See firefox: they benefit with more users: that is because of X% of the users contributes back. “contributing” can range from advocacy to actual code. The moment that the small subset of contributing users gets even smaller, a project like Firefox will fail: the costs of serving the leeches becomes higher then the benefits brought back by the contributing-part. simple things as bandwith will become unaffordable.
Very few Open Source users seem to care about this mechanism, because they find contributing a natural thing: most don’t even consider not contributing back. But the moment a project grows we need to keep the leech-factor down. At that moment we, the contributors have to either gear up, try to get more people unleeched, or chace the leechers away.
They are “not” leeches.
They are “not” leeches. They are the every day users of Drupal. They do not “hardly matter”. They matter completely. They are among those who we work so hard on Drupal for, not just for the “elite developers”, but for Reverend Somebody who wants to raise support for a charity, and for Aunt Kindness who wants to share photos and videos of her niece with her family on another continent. If you go about “chasing the leechers away” you will do a great disservice to Drupal. These user’s behavior, which they couldn’t do any other way given the tools at their disposal on drupal.org, is bothering you, but it is not their fault. From your other reply above about only caring about what you get in return for contributions (and sure, thank yous are nice)… I don’t believe most other helpers in the Drupal community feel the same way. I surely do not.
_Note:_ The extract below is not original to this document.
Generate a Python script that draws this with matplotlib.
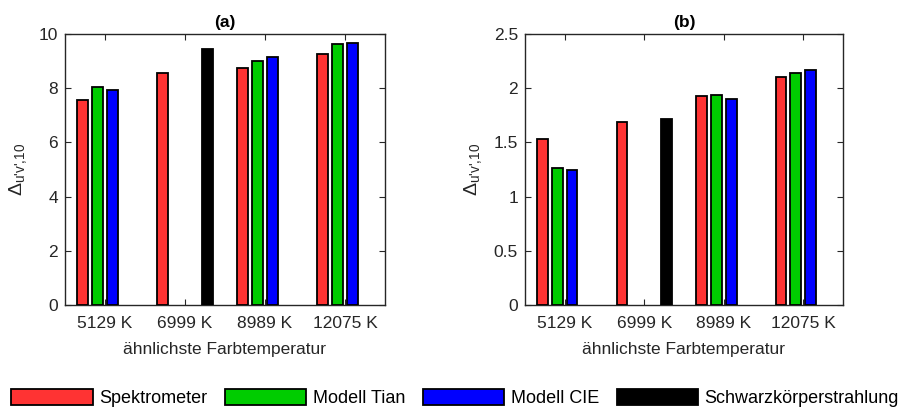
import numpy as np
import matplotlib.pyplot as plt
from matplotlib.patches import Patch

plt.rcParams['font.family'] = ['Liberation Sans', 'DejaVu Sans']
plt.rcParams['mathtext.fontset'] = 'custom'
plt.rcParams['mathtext.rm'] = 'Liberation Sans'

categories = ['5129 K', '6999 K', '8989 K', '12075 K']
series_names = ['Spektrometer', 'Modell Tian', 'Modell CIE', 'Schwarzkörperstrahlung']
series_colors = ['#FF3333', '#00CC00', '#0000FF', '#000000']

# values per series, None = no bar
a_spektrometer = [7.58, 8.55, 8.76, 9.28]
a_tian = [8.05, None, 9.02, 9.62]
a_cie = [7.94, None, 9.16, 9.68]
a_schwarz = [None, 9.45, None, None]

b_spektrometer = [1.53, 1.69, 1.925, 2.105]
b_tian = [1.26, None, 1.935, 2.14]
b_cie = [1.245, None, 1.905, 2.17]
b_schwarz = [None, 1.72, None, None]

panel_a = [a_spektrometer, a_tian, a_cie, a_schwarz]
panel_b = [b_spektrometer, b_tian, b_cie, b_schwarz]

txt = '#262626'
fig = plt.figure(figsize=(9.05, 4.11), dpi=100)
ax1 = fig.add_axes([0.0718, 0.258, 0.3536, 0.659])
ax2 = fig.add_axes([0.580, 0.258, 0.3514, 0.659])

x = np.arange(1, len(categories) + 1)
offsets = [-0.28, -0.094, 0.094, 0.28]
width = 0.135


def draw_panel(ax, data, ylim, yticks, yticklabels, title):
    for vals, off, color in zip(data, offsets, series_colors):
        for xi, v in zip(x, vals):
            if v is None:
                continue
            ax.bar(xi + off, v, width, color=color, edgecolor='black', linewidth=1.3, zorder=3)
    ax.set_xlim(0.5, 4.5)
    ax.set_ylim(*ylim)
    ax.set_xticks(x)
    ax.set_xticklabels(categories)
    ax.set_yticks(yticks)
    ax.set_yticklabels(yticklabels)
    ax.tick_params(direction='in', top=True, right=True, length=4, width=0.8,
                   labelsize=12.5, colors=txt)
    ax.tick_params(axis='x', pad=8)
    ax.tick_params(axis='y', pad=5)
    for s in ax.spines.values():
        s.set_color(txt)
        s.set_linewidth(1.0)
    ax.set_xlabel('ähnlichste Farbtemperatur', fontsize=12.5, color=txt, labelpad=8)
    ax.set_ylabel("Δ$_{\\text{u'v',10}}$", fontsize=14, color=txt, labelpad=6)
    ax.set_title(title, fontsize=12.5, fontweight='bold', pad=5)


draw_panel(ax1, panel_a, (0, 10), [0, 2, 4, 6, 8, 10], ['0', '2', '4', '6', '8', '10'], '(a)')
draw_panel(ax2, panel_b, (0, 2.5), [0, 0.5, 1, 1.5, 2, 2.5], ['0', '0.5', '1', '1.5', '2', '2.5'], '(b)')

handles = [Patch(facecolor=c, edgecolor='black', linewidth=1.3) for c in series_colors]
fig.legend(handles, series_names, loc='center', bbox_to_anchor=(0.503, 0.032), ncol=4,
           frameon=False, fontsize=13, handlelength=4.5, handleheight=1.05,
           handletextpad=0.35, columnspacing=1.0, borderpad=0.0)

fig.savefig('out.png', dpi=100)
plt.close(fig)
I help because I love Drupal, and because I want to do my part in making it something great for both “developers” as well as the regular every day users. And I help in the way I’m best suited to help, which like many, is not coding. If I’d been told “contribute code, or else”, then I may have sought out a different CMS.
Sorry but the whole issue here has absolutely “nothing” to do with the end users, and “everything” to do with providing the proper tools on drupal.org. Then, through properly educating the user-base about the new tools (and of course by making the tools fulfill the necessary functions and be easy to use), you will see the resolution to this problem come to fruition.
The issue of users contributing or not back to open source is completely unrelated. Regarding the Firefox example, I believe it would be difficult if not impossible for Firefox to fail (as in close up shop and quit, not necessarily fail in a market share sense). Like Drupal, Firefox is made by highly passionate people. Many are willing to sacrifice personal time, money, effort, and more for the the things Firefox stands for to come true in the future. Drupal is the same.
it is VERY simple: Someone
it is VERY simple: Someone who contributes back, in whatever manner, is not a leech.
Everyone else is.
Someone who does not contribute back -again in whatever manner- is a leech. Is someone we can do without.
You did not read my reply thoroughly. Contributing is ”not” just about code. It is very broad. Ranging from advocacy to documentation writing, including training others, and marketing the whole project.
So yes: someone who does not contribute in any usefull way, is a leech and only harms an Open Source project.
We shall then agree to
We shall then agree to disagree.
I did read your post thoroughly, and stand by my opinion. It must be kept in mind that many will contribute in their own time, when they are ready/able to. Not necessarily at the moment they are struggling with a confusing problem and “subscribing” to an issue. In any case, I will gladly support the “leeches”, to a reasonable degree, knowing that if nurtured they may grow into excellent contributors later on, or perhaps make an excellent or influential site run by Drupal.
well, the thing is, that all
well, the thing is, that all the people you describe above are not “leeches” they are contributors, or will become contributors.
So, I think we do agree, its just that the term “leech” is interpreted different.